RE: direct optimization of MI/KL– all the applications I’ve seen are assuming a parametric form that they optimize. This shouldn’t suffer any worse sample complexity problem than any other MaxLikelihood type procedure, no?
The information theoretic notions turn out to be useful at least for unsupervised learning problems. The information theoretic formulations are possibly the strongest candidates for giving credibility to unsupervised learning problems.
At some level, it is correct to think of formulations such as IB to be maximum likelihood models. The catch is to figure out what the (sufficient statistic) representation is, and what the modeling assumptions are. An important observation
made by Fosrter and Warmuth
connecting log-likelihoods and (Bregman) divergences can be used to show
that IB basically runs a mixture of multinomial models.
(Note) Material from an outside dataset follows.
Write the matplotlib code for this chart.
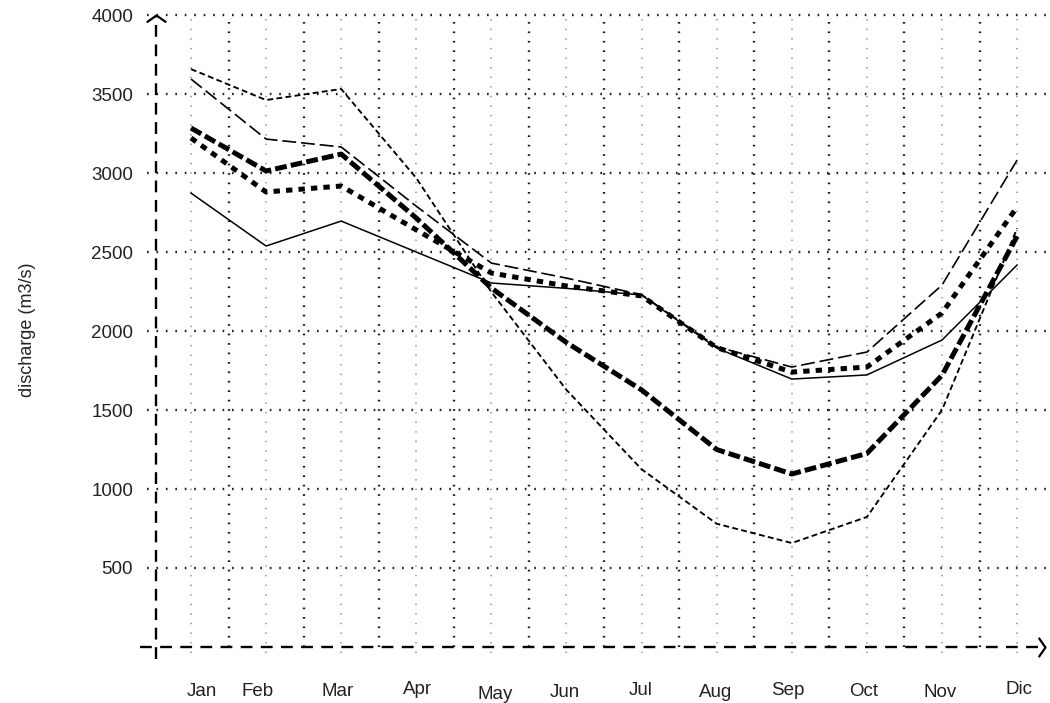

We had some comments
on this in our ICML’04 paper.
Also, I think the good compression = good prediction is a valuable intuition.
The situation is of course more interesting for the lossy compression or unrealizable case. The reason we do clustering or vector quantization the way
we do it is because the core lossy compression problem in information theory does not (yet) have a provable polynomial time solution. The lossless case gave rise to the Lempel-Ziv class of algorithms. We still dont know how to extend those results
to the non-zero loss case.
Right. (And these problems can vary between arbitrarily bad and nonexistent, depending on your model.)
Regarding “why information theory is useful” –
Marcus Hutter was showing me a proof that KL-divergence bounds essentially *any* loss function. The proof appears in his Universal Artificial Intelligence book.
Hi Aleks,
Sounds like an interesting formalization of some intuitions in the Bayes/MaxEnt community. Can you give a more specific reference?